— START OF EXTRACTED MATERIAL —

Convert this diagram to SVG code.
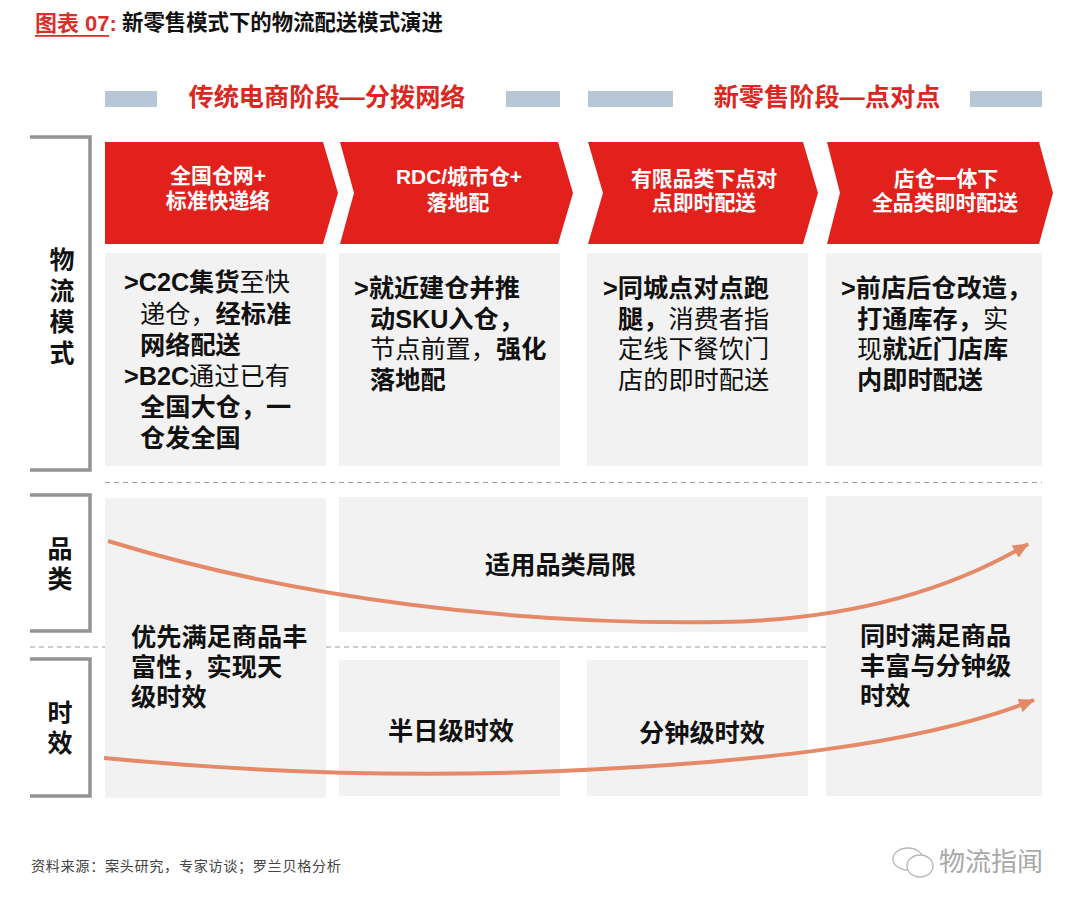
<svg xmlns="http://www.w3.org/2000/svg" width="1080" height="909" viewBox="0 0 1080 909">
<style>
text{font-family:"Liberation Sans","Noto Sans CJK SC",sans-serif;}
.panel{fill:#f3f2f2;}
.chev{fill:#e2211c;}
.bar{fill:#b8c7d8;}
.brk{fill:none;stroke:#939393;stroke-width:3.5;}
.dash{stroke:#9a9a9a;stroke-width:1;stroke-dasharray:5 4;fill:none;}
.head{fill:#d8281f;font-size:25.2px;font-weight:700;text-anchor:middle;}
.cw{fill:#fff;font-size:20.9px;font-weight:700;text-anchor:middle;}
.b{fill:#111;font-size:25.2px;}
.bb{font-weight:700;}
.lab{fill:#111;font-size:25px;font-weight:700;text-anchor:middle;}
.t{fill:#111;font-size:25.2px;font-weight:700;}
.curve{fill:none;stroke:#e58a68;stroke-width:4;}
</style>
<defs><marker id="ah" markerUnits="userSpaceOnUse" markerWidth="18" markerHeight="16" refX="15" refY="7" orient="auto"><path d="M0 0L16 7L0 14Z" fill="#e58a68"/></marker></defs>
<g id="title">
<text x="35" y="31" font-size="22" font-weight="700" fill="#d8312c">图表 07:</text>
<rect x="35" y="35" width="74" height="1.800" fill="#d8312c"/>
<text x="122" y="30" font-size="21.400" font-weight="700" fill="#111">新零售模式下的物流配送模式演进</text>
</g>
<g id="stage-1">
<rect class="bar" x="105" y="91" width="52" height="16"/><rect class="bar" x="506" y="91" width="54" height="16"/>
<text class="head" x="327" y="106">传统电商阶段—分拨网络</text>
</g>
<g id="stage-2">
<rect class="bar" x="588" y="91" width="85" height="16"/><rect class="bar" x="970" y="91" width="72" height="16"/>
<text class="head" x="827" y="106">新零售阶段—点对点</text>
</g>
<g id="axis-mode">
<path class="brk" d="M30 137H90V470H30"/>
<text class="lab" x="62" y="269">物</text><text class="lab" x="62" y="300">流</text><text class="lab" x="62" y="331">模</text><text class="lab" x="62" y="362">式</text>
</g>
<g id="axis-category">
<path class="brk" d="M30 495H90V631H30"/>
<text class="lab" x="60" y="558">品</text><text class="lab" x="60" y="588">类</text>
</g>
<g id="axis-time">
<path class="brk" d="M30 659H90V796H30"/>
<text class="lab" x="60" y="722">时</text><text class="lab" x="60" y="752">效</text>
</g>
<g id="separators">
<path class="dash" d="M105 482.500H1042"/>
<path class="dash" d="M30 647H105M326 647H826"/>
</g>
<g id="mode-1">
<polygon class="chev" points="105,142 323,142 338,193 323,244 105,244"/>
<text class="cw" x="218" y="183">全国仓网+</text><text class="cw" x="218" y="208">标准快递络</text>
<rect class="panel" x="105" y="253" width="221" height="213"/>
<text class="b" x="124" y="291"><tspan class="bb">&gt;C2C集货</tspan>至快</text>
<text class="b" x="140" y="323">递仓，<tspan class="bb">经标准</tspan></text>
<text class="b" x="140" y="354" font-weight="700">网络配送</text>
<text class="b" x="124" y="385"><tspan class="bb">&gt;B2C</tspan>通过已有</text>
<text class="b" x="140" y="416" font-weight="700">全国大仓，一</text>
<text class="b" x="140" y="447" font-weight="700">仓发全国</text>
</g>
<g id="mode-2">
<polygon class="chev" points="340,142 558,142 573,193 558,244 340,244 354,193"/>
<text class="cw" x="459" y="184">RDC/城市仓+</text><text class="cw" x="458" y="210">落地配</text>
<rect class="panel" x="339" y="253" width="221" height="213"/>
<text class="b" x="354" y="297"><tspan class="bb">&gt;就近建仓并推</tspan></text>
<text class="b" x="370" y="328" font-weight="700">动SKU入仓，</text>
<text class="b" x="370" y="358">节点前置，<tspan class="bb">强化</tspan></text>
<text class="b" x="370" y="389" font-weight="700">落地配</text>
</g>
<g id="mode-3">
<polygon class="chev" points="588,142 803,142 818,193 803,244 588,244 603,193"/>
<text class="cw" x="704" y="186">有限品类下点对</text><text class="cw" x="704" y="210">点即时配送</text>
<rect class="panel" x="587" y="253" width="221" height="213"/>
<text class="b" x="603" y="297"><tspan class="bb">&gt;同城点对点跑</tspan></text>
<text class="b" x="618" y="328"><tspan class="bb">腿，</tspan>消费者指</text>
<text class="b" x="618" y="358">定线下餐饮门</text>
<text class="b" x="618" y="389">店的即时配送</text>
</g>
<g id="mode-4">
<polygon class="chev" points="827,142 1039,142 1053,193 1039,244 827,244 840,193"/>
<text class="cw" x="946" y="186">店仓一体下</text><text class="cw" x="945" y="210">全品类即时配送</text>
<rect class="panel" x="826" y="253" width="216" height="213"/>
<text class="b" x="841" y="297"><tspan class="bb">&gt;前店后仓改造，</tspan></text>
<text class="b" x="857" y="328"><tspan class="bb">打通库存，</tspan>实</text>
<text class="b" x="857" y="358">现<tspan class="bb">就近门店库</tspan></text>
<text class="b" x="857" y="389" font-weight="700">内即时配送</text>
</g>
<g id="cell-left">
<rect class="panel" x="105" y="498" width="221" height="300"/>
<text class="t" x="131" y="646">优先满足商品丰</text><text class="t" x="131" y="676">富性，实现天</text><text class="t" x="131" y="706">级时效</text>
</g>
<g id="cell-category">
<rect class="panel" x="339" y="497" width="469" height="135"/>
<text class="t" x="485" y="574">适用品类局限</text>
</g>
<g id="cell-halfday">
<rect class="panel" x="339" y="660" width="221" height="136"/>
<text class="t" x="388" y="740">半日级时效</text>
</g>
<g id="cell-minute">
<rect class="panel" x="587" y="660" width="221" height="136"/>
<text class="t" x="639" y="742">分钟级时效</text>
</g>
<g id="cell-right">
<rect class="panel" x="826" y="496" width="216" height="300"/>
<text class="t" x="860" y="645">同时满足商品</text><text class="t" x="860" y="675">丰富与分钟级</text><text class="t" x="860" y="705">时效</text>
</g>
<g id="connectors">
<path class="curve" marker-end="url(#ah)" d="M108 541C300 600 520 625 720 622C850 620 950 590 1028 544"/>
<path class="curve" marker-end="url(#ah)" d="M104 758C250 772 400 778 560 771C750 763 920 745 1034 700"/>
</g>
<g id="footer">
<text x="31" y="871" font-size="14.200" fill="#444" letter-spacing=".6">资料来源：案头研究，专家访谈；罗兰贝格分析</text>
</g>
<g id="watermark">
<text x="939" y="871" font-size="26" fill="#a8a8a8">物流指闻</text>
<g fill="none" stroke="#b5b5b5" stroke-width="1.300"><ellipse cx="908" cy="859" rx="15" ry="11"/><ellipse cx="920" cy="866" rx="13" ry="11" fill="#fff"/></g>
</g>
</svg>
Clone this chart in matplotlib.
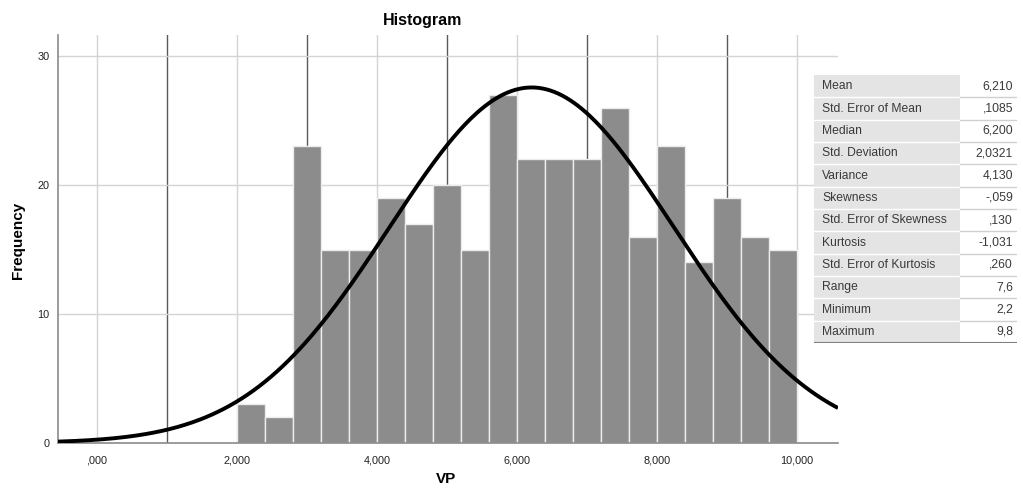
import numpy as np
import matplotlib
matplotlib.use("Agg")
from matplotlib import pyplot as plt
from matplotlib.patches import Rectangle

plt.rcParams['font.family'] = ['Liberation Sans', 'DejaVu Sans']

# histogram of VP, bins of 0.4 starting at 2.0
bin_left = [2.0, 2.4, 2.8, 3.2, 3.6, 4.0, 4.4, 4.8, 5.2, 5.6,
            6.0, 6.4, 6.8, 7.2, 7.6, 8.0, 8.4, 8.8, 9.2, 9.6]
counts = [3, 2, 23, 15, 15, 19, 17, 20, 15, 27,
          22, 22, 22, 26, 16, 23, 14, 19, 16, 15]
bin_width = 0.4

x_ticks = [0, 2, 4, 6, 8, 10]
x_tick_labels = [",000", "2,000", "4,000", "6,000", "8,000", "10,000"]
y_ticks = [0, 10, 20, 30]

stat_names = ["Mean", "Std. Error of Mean", "Median", "Std. Deviation", "Variance",
              "Skewness", "Std. Error of Skewness", "Kurtosis", "Std. Error of Kurtosis",
              "Range", "Minimum", "Maximum"]
stat_values = ["6,210", ",1085", "6,200", "2,0321", "4,130", "-,059", ",130",
               "-1,031", ",260", "7,6", "2,2", "9,8"]
mean = 6.210
std = 2.0321

W, H = 1023, 490
fig = plt.figure(figsize=(W / 100, H / 100), dpi=100)


def px_axes(x0, y0, x1, y1):
    # pixel box (top-left origin) -> figure axes
    return fig.add_axes([x0 / W, 1 - y1 / H, (x1 - x0) / W, (y1 - y0) / H])


ax = px_axes(58, 35, 838, 443)
ax.set_xlim(-0.557, 10.586)
ax.set_ylim(0, 31.63)

# grid: light at even values, dark at odd values
for v in range(0, 11):
    if v % 2 == 0:
        ax.axvline(v, color='#d4d4d4', lw=1, zorder=0)
    else:
        ax.axvline(v, color='#5a5a5a', lw=1, zorder=0)
for v in y_ticks[1:]:
    ax.axhline(v, color='#d4d4d4', lw=1, zorder=0)

ax.bar(bin_left, counts, width=bin_width, align='edge', color='#8c8c8c',
       edgecolor='#ececec', linewidth=1, zorder=2)

n = sum(counts)
xs = np.linspace(-0.557, 10.586, 400)
ys = n * bin_width / (std * np.sqrt(2 * np.pi)) * np.exp(-0.5 * ((xs - mean) / std) ** 2)
ax.plot(xs, ys, color='black', lw=2.8, zorder=3, solid_capstyle='butt')

for s in ['top', 'right']:
    ax.spines[s].set_visible(False)
for s in ['left', 'bottom']:
    ax.spines[s].set_color('#8a8a8a')
    ax.spines[s].set_linewidth(1.2)

ax.set_xticks(x_ticks)
ax.set_xticklabels(x_tick_labels)
ax.set_yticks(y_ticks)
ax.tick_params(length=0, labelsize=7.8, labelcolor='#222222', pad=6)
ax.tick_params(axis='x', pad=9)

fig.text(423 / W, 1 - 20 / H, "Histogram", ha='center', va='center',
         fontsize=11.5, fontweight='bold')
fig.text(18 / W, 1 - 240 / H, "Frequency", ha='center', va='center',
         rotation=90, fontsize=11, fontweight='bold')
fig.text(446 / W, 1 - 479 / H, "VP", ha='center', va='center',
         fontsize=11, fontweight='bold')

# statistics table
tab = px_axes(814, 75, 1017, 343)
tab.set_xlim(0, 203)
tab.set_ylim(len(stat_names), 0)
tab.axis('off')
split = 146
for i, (name, val) in enumerate(zip(stat_names, stat_values)):
    tab.add_patch(Rectangle((0, i), split, 1, facecolor='#e4e4e4', edgecolor='none'))
    tab.text(8, i + 0.5, name, ha='left', va='center', fontsize=8.7, color='#3a3a3a')
    tab.text(199, i + 0.5, val, ha='right', va='center', fontsize=8.7, color='#3a3a3a')
    if i > 0:
        tab.plot([0, split], [i, i], color='white', lw=1)
        tab.plot([split, 203], [i, i], color='#d0d0d0', lw=1)
tab.plot([0, 203], [len(stat_names), len(stat_names)], color='#808080', lw=1.5)

fig.savefig("out.png", dpi=100)
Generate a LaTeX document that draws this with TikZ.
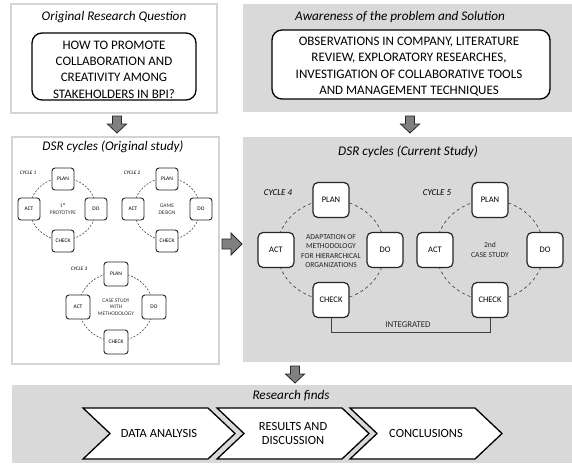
\documentclass[tikz,border=0pt]{standalone}
\usepackage{fontspec}
\setmainfont{Carlito}
\begin{document}
\begin{tikzpicture}[x=1pt,y=-1pt,
  panelw/.style={draw=black!17,line width=1.2pt,fill=white},
  panelg/.style={fill=black!15,draw=none},
  bigbox/.style={draw=black,line width=1.3pt,rounded corners=10pt,fill=white,inner sep=0pt},
  bigtxt/.style={align=center,font=\fontsize{13}{16.3}\selectfont,inner sep=0pt},
  ptitle/.style={font=\fontsize{13.2}{15}\selectfont\itshape,inner sep=0pt},
  sbox/.style={draw=black!85,line width=0.9pt,rounded corners=3pt,fill=white,minimum width=22pt,minimum height=22pt,inner sep=0pt,font=\fontsize{5.5}{6}\selectfont},
  lbox/.style={draw=black!85,line width=1.2pt,rounded corners=5pt,fill=white,minimum width=36pt,minimum height=35pt,inner sep=0pt,font=\fontsize{8.5}{10}\selectfont},
  cyc/.style={draw=black!80,dashed,line width=0.6pt},
  scyc/.style={draw=black!80,line width=0.5pt,dash pattern=on 2pt off 1.5pt},
  stxt/.style={font=\fontsize{5.5}{6.5}\selectfont,align=center,text=black!80,inner sep=0pt},
  ltxt/.style={font=\fontsize{7.6}{9.4}\selectfont,align=center,text=black!85,inner sep=0pt},
  scl/.style={font=\fontsize{5.2}{6}\selectfont\itshape,inner sep=0pt},
  lcl/.style={font=\fontsize{9}{10}\selectfont\itshape,inner sep=0pt},
  blockarrow/.style={fill=black!50,draw=black!85,line width=0.8pt},
  chev/.style={draw=black,line width=1.3pt,fill=white},
  chevtxt/.style={font=\fontsize{12.5}{14.5}\selectfont,align=center,inner sep=0pt},
  pics/downarr/.style={code={\draw[blockarrow] (-4.5,0) -- (4.5,0) -- (4.5,8) -- (9.5,8) -- (0,17) -- (-9.5,8) -- (-4.5,8) -- cycle;}},
  pics/rightarr/.style={code={\draw[blockarrow] (0,-5) -- (9,-5) -- (9,-11) -- (20,0) -- (9,11) -- (9,5) -- (0,5) -- cycle;}}
]
\useasboundingbox (0,0) rectangle (572,463);

% ---------- panels ----------
\draw[panelw] (11,4) rectangle (217,113);
\fill[panelg] (243,4) rectangle (572,112);
\draw[panelw] (12,137) rectangle (219,364);
\fill[panelg] (243,137) rectangle (572,362);
\fill[panelg] (12,385) rectangle (572,463);

% ---------- top-left ----------
\node[ptitle] (t1) at (114,17) {Original Research Question};
\node[bigbox,minimum width=164pt,minimum height=67pt] (q1) at (114,66.5) {};
\node[bigtxt] (q1t) at (114,69.5)
  {HOW TO PROMOTE\\COLLABORATION AND\\CREATIVITY AMONG\\STAKEHOLDERS IN BPI?};
\pic at (117,116) {downarr};

% ---------- top-right ----------
\node[ptitle] (t2) at (400,17) {Awareness of the problem and Solution};
\node[bigbox,minimum width=278pt,minimum height=69pt] (q2) at (411,64.5) {};
\node[bigtxt] (q2t) at (409,66.5)
  {OBSERVATIONS IN COMPANY, LITERATURE\\REVIEW, EXPLORATORY RESEARCHES,\\INVESTIGATION OF COLLABORATIVE TOOLS\\AND MANAGEMENT TECHNIQUES};
\pic at (410,116) {downarr};

% ---------- middle-left ----------
\node[ptitle] (t3) at (113,147) {DSR cycles (Original study)};

% cycle 1
\draw[scyc] (63,209) ellipse (33pt and 31pt);
\node[sbox] (p1) at (63,179) {PLAN};
\node[sbox] (a1) at (29,209) {ACT};
\node[sbox] (d1) at (96,209) {DO};
\node[sbox] (c1) at (63,241) {CHECK};
\node[stxt] (m1) at (63,209) {1\textsuperscript{st}\\PROTOTYPE};
\node[scl] (l1) at (28,173) {CYCLE 1};

% cycle 2
\draw[scyc] (167,209) ellipse (33pt and 31pt);
\node[sbox] (p2) at (167,179) {PLAN};
\node[sbox] (a2) at (133,209) {ACT};
\node[sbox] (d2) at (201,209) {DO};
\node[sbox] (c2) at (167,241) {CHECK};
\node[stxt] (m2) at (167,209) {GAME\\DESIGN};
\node[scl] (l2) at (132,173) {CYCLE 2};

% cycle 3
\draw[scyc] (116,307) ellipse (37pt and 34pt);
\node[sbox,minimum width=24pt,minimum height=24pt] (p3) at (116,274) {PLAN};
\node[sbox,minimum width=24pt,minimum height=24pt] (a3) at (78,307) {ACT};
\node[sbox,minimum width=24pt,minimum height=24pt] (d3) at (154,307) {DO};
\node[sbox,minimum width=24pt,minimum height=24pt] (c3) at (116,342) {CHECK};
\node[stxt] (m3) at (116,307) {CASE STUDY\\WITH\\METHODOLOGY};
\node[scl] (l3) at (79,269) {CYCLE 3};

\pic at (222,244) {rightarr};

% ---------- middle-right ----------
\node[ptitle] (t4) at (408,152) {DSR cycles (Current Study)};

% cycle 4
\draw[cyc] (331,250) ellipse (54pt and 50pt);
\node[lbox] (p4) at (331,200) {PLAN};
\node[lbox] (a4) at (276,250) {ACT};
\node[lbox] (d4) at (385,250) {DO};
\node[lbox] (c4) at (331,300) {CHECK};
\node[ltxt] (m4) at (331,251) {ADAPTATION OF\\METHODOLOGY\\FOR HIERARCHICAL\\ORGANIZATIONS};
\node[lcl] (l4) at (278,193) {CYCLE 4};

% cycle 5
\draw[cyc] (490,250) ellipse (54pt and 50pt);
\node[lbox] (p5) at (490,200) {PLAN};
\node[lbox] (a5) at (435,250) {ACT};
\node[lbox] (d5) at (545,250) {DO};
\node[lbox] (c5) at (490,300) {CHECK};
\node[ltxt] (m5) at (490,250) {2nd\\CASE STUDY};
\node[lcl] (l5) at (437,193) {CYCLE 5};

% integrated bracket
\coordinate (i4) at (331,332);
\coordinate (i5) at (490,332);
\draw[black!75,line width=0.7pt] (c4.south) -- (i4) -- (i5) -- (c5.south);
\node[font=\fontsize{8.8}{10}\selectfont,text=black!85,inner sep=0pt] (ig) at (408,325) {INTEGRATED};

\pic at (295,366) {downarr};

% ---------- bottom ----------
\node[ptitle] (t5) at (291,396) {Research finds};
\foreach \L/\nm in {83/ch1,217/ch2,350/ch3}{
  \draw[chev] (\L,408) -- ++(125,0) -- ++(27,25.5) -- ++(-27,25.5) -- ++(-125,0) -- ++(27,-25.5) -- cycle;
  \coordinate (\nm) at (\L+76,433.5);
}
\node[chevtxt] (x1) at (ch1) {DATA ANALYSIS};
\node[chevtxt] (x2) at (ch2) {RESULTS AND\\DISCUSSION};
\node[chevtxt] (x3) at (ch3) {CONCLUSIONS};
\end{tikzpicture}
\end{document}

— END OF EXTRACTED MATERIAL —

_SET EXERCISE_
Using the material above, state how many lines include the string "code". Answer with a single number.

_RESULT_
3